Moody's to form rating group devoted to higher education.

Moody's Investors Service is reorganizing its public finance department to create a higher education rating group.

Through the new group, Moody's will establish a national focus for credit analysis of about 400 colleges, universities, and higher education authorities it rates, said Howard J. Cure, a vice president at the firm who will be in charge of the higher education group.

Due to the challenges facing colleges and universities on a national scale, it made sense to concentrate on higher education as a separate rating group, Cure added.

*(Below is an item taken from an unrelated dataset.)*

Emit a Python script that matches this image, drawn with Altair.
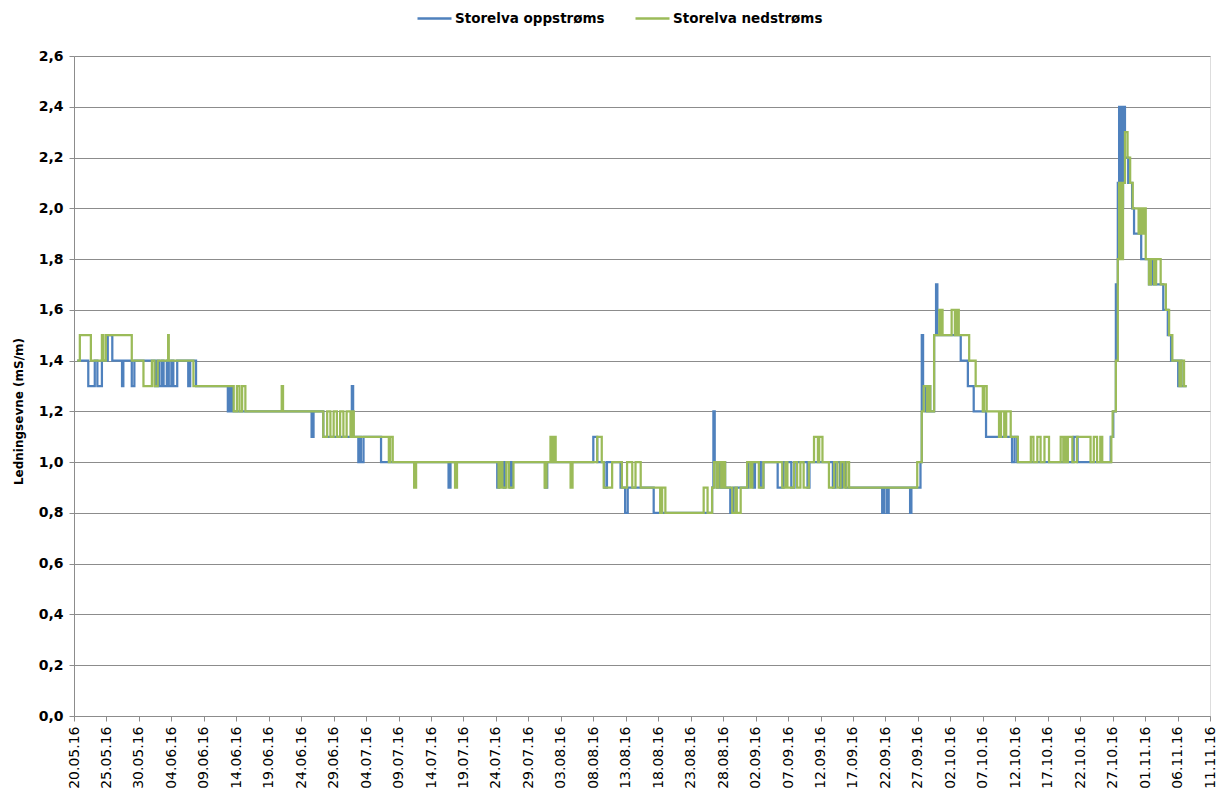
import altair as alt
import pandas as pd

START = pd.Timestamp("2016-05-20")

# Conductivity logger, Storelva. Each series is a list of change points:
# days since 20.05.2016 00:00 and the reading (mS/m) held from that moment.
up_days = [
    0.5, 2.2, 3.2, 3.6, 4.3, 5.2, 5.9, 7.4, 7.6, 8.9, 9.3, 12.5, 12.8, 13.1, 13.5,
    13.8, 14.3, 14.6, 15.0, 15.3, 15.9, 17.6, 17.9, 18.8, 23.7, 23.9, 24.1, 24.3,
    24.5, 36.6, 36.9, 38.4, 42.8, 43.0, 43.8, 44.0, 44.2, 44.6, 47.3, 57.7, 58.0,
    65.2, 65.5, 66.2, 66.4, 67.2, 67.5, 72.6, 72.9, 80.0, 80.6, 81.7, 82.1, 84.2,
    84.9, 85.3, 89.3, 98.3, 98.5, 98.7, 99.0, 99.3, 99.6, 100.0, 100.3, 101.1,
    101.6, 103.9, 104.7, 104.9, 105.8, 106.2, 108.4, 109.3, 110.5, 111.0, 113.0,
    113.3, 116.9, 117.3, 118.0, 118.3, 118.9, 124.5, 124.8, 125.2, 125.5, 128.8,
    129.0, 130.4, 130.6, 130.8, 131.2, 131.6, 131.9, 132.5, 132.8, 133.0, 136.6,
    137.7, 138.6, 140.5, 144.5, 144.9, 145.3, 154.0, 154.6, 159.7, 160.1, 160.5,
    160.8, 161.0, 161.3, 161.6, 161.9, 162.4, 163.0, 163.3, 164.4, 165.6, 165.9,
    166.1, 167.8, 168.5, 169.0, 170.1, 170.4, 170.6, 171.4,
]
up_vals = [
    1.4, 1.3, 1.4, 1.3, 1.4, 1.5, 1.4, 1.3, 1.4, 1.3, 1.4, 1.3, 1.4, 1.3, 1.4,
    1.3, 1.4, 1.3, 1.4, 1.3, 1.4, 1.3, 1.4, 1.3, 1.2, 1.3, 1.2, 1.3,
    1.2, 1.1, 1.2, 1.1, 1.3, 1.1, 1.0, 1.1, 1.0, 1.1, 1.0, 0.9, 1.0,
    0.9, 1.0, 0.9, 1.0, 0.9, 1.0, 0.9, 1.0, 1.1, 1.0, 0.9, 1.0, 0.9,
    0.8, 0.9, 0.8, 0.9, 1.2, 1.0, 0.9, 1.0, 0.9, 1.0, 0.9, 0.8,
    0.9, 1.0, 0.9, 1.0, 0.9, 1.0, 0.9, 1.0, 0.9, 1.0, 0.9,
    1.0, 0.9, 1.0, 0.9, 1.0, 0.9, 0.8, 0.9, 0.8, 0.9, 0.8,
    0.9, 1.0, 1.5, 1.3, 1.2, 1.3, 1.2, 1.5, 1.7, 1.5, 1.4,
    1.3, 1.2, 1.1, 1.0, 1.1, 1.0, 1.1, 1.0, 1.1, 1.2, 1.7,
    2.1, 2.4, 2.0, 2.4, 2.2, 2.1, 2.0, 1.9, 1.8, 1.7, 1.8,
    1.7, 1.6, 1.5, 1.4, 1.3, 1.4, 1.3, 1.3,
]

down_days = [
    0.5, 0.9, 2.6, 4.3, 4.5, 4.9, 8.9, 10.7, 12.0, 12.4, 12.9, 14.5, 14.6, 18.4,
    24.6, 25.1, 25.5, 25.9, 26.4, 32.0, 32.2, 38.4, 39.0, 39.5, 40.0, 40.5, 41.0,
    41.5, 42.0, 42.6, 42.9, 43.1, 48.5, 48.7, 49.1, 52.4, 52.7, 58.7, 59.0, 65.4,
    65.7, 66.0, 66.6, 67.0, 67.7, 72.5, 72.8, 73.4, 73.7, 73.9, 74.2, 76.5, 76.8,
    80.6, 81.3, 81.6, 82.9, 84.4, 85.2, 86.0, 86.5, 87.3, 90.3, 90.6, 91.1, 97.0,
    97.6, 98.3, 98.6, 99.0, 99.3, 99.7, 100.0, 100.3, 101.4, 101.9, 102.1, 102.7,
    103.7, 104.2, 104.5, 105.5, 106.2, 109.1, 109.6, 109.9, 110.9, 111.4, 111.9,
    112.4, 113.2, 114.0, 114.6, 114.8, 115.3, 116.3, 117.1, 117.6, 118.1, 118.6,
    119.0, 119.4, 129.9, 130.6, 130.9, 131.4, 131.6, 131.9, 132.5, 133.3, 133.5,
    133.6, 133.8, 135.2, 135.7, 136.0, 136.3, 137.9, 138.9, 140.0, 140.2, 140.6,
    142.5, 142.8, 143.3, 143.6, 144.3, 145.4, 147.4, 147.8, 148.4, 148.9, 149.5,
    150.2, 152.0, 152.4, 152.6, 152.9, 153.1, 153.8, 154.5, 156.6, 157.1, 157.6,
    158.1, 158.4, 159.8, 160.0, 160.5, 160.8, 161.0, 161.3, 161.6, 161.9, 162.3,
    162.7, 163.1, 164.0, 164.3, 164.6, 164.9, 165.1, 165.6, 165.9, 166.4, 166.7,
    167.4, 168.2, 168.7, 169.2, 170.3, 170.6, 171.0, 171.4,
]
down_vals = [
    1.4, 1.5, 1.4, 1.5, 1.4, 1.5, 1.4, 1.3, 1.4, 1.3, 1.4, 1.5, 1.4, 1.3,
    1.2, 1.3, 1.2, 1.3, 1.2, 1.3, 1.2, 1.1, 1.2, 1.1, 1.2, 1.1, 1.2,
    1.1, 1.2, 1.1, 1.2, 1.1, 1.0, 1.1, 1.0, 0.9, 1.0, 0.9, 1.0, 0.9,
    1.0, 0.9, 1.0, 0.9, 1.0, 0.9, 1.0, 1.1, 1.0, 1.1, 1.0, 0.9, 1.0,
    1.1, 1.0, 0.9, 1.0, 0.9, 1.0, 0.9, 1.0, 0.9, 0.8, 0.9, 0.8, 0.9,
    0.8, 0.9, 1.0, 0.9, 1.0, 0.9, 1.0, 0.9, 0.8, 0.9, 0.8, 0.9,
    1.0, 0.9, 1.0, 0.9, 1.0, 0.9, 1.0, 0.9, 1.0, 0.9, 1.0,
    0.9, 1.0, 1.1, 1.0, 1.1, 1.0, 0.9, 1.0, 0.9, 1.0, 0.9,
    1.0, 0.9, 1.0, 1.2, 1.3, 1.2, 1.3, 1.2, 1.5, 1.6, 1.5,
    1.6, 1.5, 1.6, 1.5, 1.6, 1.5, 1.4, 1.3, 1.2, 1.3, 1.2,
    1.1, 1.2, 1.1, 1.2, 1.1, 1.0, 1.1, 1.0, 1.1, 1.0, 1.1,
    1.0, 1.1, 1.0, 1.1, 1.0, 1.1, 1.0, 1.1, 1.0, 1.1, 1.0,
    1.1, 1.0, 1.1, 1.2, 1.4, 1.8, 2.1, 1.8, 2.1, 2.3, 2.2,
    2.1, 2.0, 1.9, 2.0, 1.9, 2.0, 1.8, 1.7, 1.8, 1.7, 1.8,
    1.7, 1.6, 1.5, 1.4, 1.3, 1.4, 1.3, 1.3,
]

x_ticks = [
    "20.05.16", "25.05.16", "30.05.16", "04.06.16", "09.06.16", "14.06.16",
    "19.06.16", "24.06.16", "29.06.16", "04.07.16", "09.07.16", "14.07.16",
    "19.07.16", "24.07.16", "29.07.16", "03.08.16", "08.08.16", "13.08.16",
    "18.08.16", "23.08.16", "28.08.16", "02.09.16", "07.09.16", "12.09.16",
    "17.09.16", "22.09.16", "27.09.16", "02.10.16", "07.10.16", "12.10.16",
    "17.10.16", "22.10.16", "27.10.16", "01.11.16", "06.11.16", "11.11.16",
]
y_ticks = [0.0, 0.2, 0.4, 0.6, 0.8, 1.0, 1.2, 1.4, 1.6, 1.8, 2.0, 2.2, 2.4, 2.6]

SERIES = ["Storelva oppstrøms", "Storelva nedstrøms"]
COLORS = ["#4F81BD", "#9BBB59"]
GRID = "#8c8c8c"
FONT = "DejaVu Sans"


def as_datetime(label):
    d, m, y = (int(p) for p in label.split("."))
    return alt.DateTime(year=2000 + y, month=m, date=d)


def series_frame(days, vals, name):
    t = (START + pd.to_timedelta(days, unit="D")).round("min")
    return pd.DataFrame({"time": t, "value": vals, "series": name})


x_enc = alt.X(
    "time:T",
    scale=alt.Scale(domain=[as_datetime(x_ticks[0]), as_datetime(x_ticks[-1])]),
    axis=alt.Axis(
        values=[as_datetime(s) for s in x_ticks],
        format="%d.%m.%y",
        labelAngle=270,
        labelAlign="right",
        labelBaseline="middle",
        labelFont=FONT,
        labelFontSize=14,
        labelColor="#000000",
        labelPadding=5,
        labelOverlap=False,
        grid=False,
        domainColor=GRID,
        tickColor=GRID,
        tickSize=5,
        title=None,
    ),
)

y_enc = alt.Y(
    "value:Q",
    scale=alt.Scale(domain=[0, 2.6], nice=False, zero=True),
    axis=alt.Axis(
        values=y_ticks,
        labelExpr="replace(format(datum.value, '.1f'), '.', ',')",
        labelFont=FONT,
        labelFontSize=14,
        labelFontWeight="bold",
        labelColor="#000000",
        labelPadding=6,
        grid=True,
        gridColor=GRID,
        gridWidth=1,
        domainColor=GRID,
        tickColor=GRID,
        tickSize=5,
        title="Ledningsevne (mS/m)",
        titleFont=FONT,
        titleFontSize=12,
        titleFontWeight="bold",
        titleColor="#000000",
        titleAngle=270,
        titleAlign="center",
        titleBaseline="middle",
        titleX=-56,
        titleY=355,
    ),
)

color_enc = alt.Color(
    "series:N",
    scale=alt.Scale(domain=SERIES, range=COLORS),
    legend=alt.Legend(
        title=None,
        orient="none",
        direction="horizontal",
        legendX=342,
        legendY=-56,
        symbolType="stroke",
        symbolSize=1156,
        symbolStrokeWidth=2.5,
        labelFont=FONT,
        labelFontSize=13.5,
        labelFontWeight="bold",
        labelColor="#000000",
        labelOffset=2,
        columnPadding=25,
        padding=0,
    ),
)

layers = [
    alt.Chart(series_frame(d, v, name))
    .mark_line(interpolate="step-after", strokeWidth=2.25)
    .encode(x=x_enc, y=y_enc, color=color_enc)
    for d, v, name in [
        (up_days, up_vals, SERIES[0]),
        (down_days, down_vals, SERIES[1]),
    ]
]

chart = (
    alt.layer(*layers)
    .properties(
        width=1136,
        height=660,
        autosize=alt.AutoSizeParams(type="none"),
        padding={"left": 74, "top": 56, "right": 13, "bottom": 78},
        background="white",
    )
    .configure_view(stroke=None)
    .configure(font=FONT)
)

chart.save("out.html", embed_options={"renderer": "svg", "actions": False})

Currently, higher education bond issuers are rated on a geographical basis by analysts in each of the agency's eight regional rating groups, he explained.

Daniel Heimowitz, executive vice president and managing director of Moody's public finance department, said the new rating group does not signal a larger reorganization of the public finance department.

Instead, Moody's decided to form a higher education group because higher education credit analysis "really doesn't fit with the other things the regional rating groups do," Heimowitz said.

Private universities see little impact from the actions of local municipalities and must be rated based on how they compare with comparable institutions throughout the country, he said.

Higher education institutions now face problems that are national in scope and transcend local government issues, Cure said. For example, private universities are seeing cuts in federal appropriations for research grants and financial aid.

In addition, state universities that expanded during the 1980s now must reduce faculty, student services, and some academic programs because of financial problems, he added.

The higher education group, expected to be formalized early next year, will be headquartered in New York City. Moody's has not determined how many credit analysts will be assigned to the group, Cure and Heimowitz said.

The agency's current regional rating groups are divided according to U.S. Census Bureau tracts: the New England. Mideast, Southeast, Great Lakes, Plains, Rocky Mountain, Southwest, and Far West regions.

In addition, the firm has rating groups devoted to states, structured finance, asset-backed, credit supported and health-care finance, and bond insurance.

In comparison, Standard & Poor's Corp. assigns ratings based on the type of security, such as utility revenue bond, health care, transportation, education, and general obligation. In addition, the general obligation bond group is divided into three geographical regions - eastern, central, and western - with analysts assigning ratings to the GO bonds of all municipalities within its regional group.

Earlier this year, Moody's also made some changes within its regional ratings groups, creating nine subgroups that focus on specific types of bonds or a financing structure.

The nine subgroups are public power, water and sewer, solid waste/resource recovery, airports, ports, mass transit, toll roads, commercial paper/variable- rate demand obligations, and state revolving funds/pools.

"We've always had people who because of their interest or background had a special focus," said Heimowitz. "This is a formalizing of some things that strengthen a commitment that we've always had."

Analysts who work in each of the subgroups continue to cover a spectrum of other issues in each of their geographic groups. However, subgroup members will also do credit analysis on a national scope and develop special reports for the agency in those areas.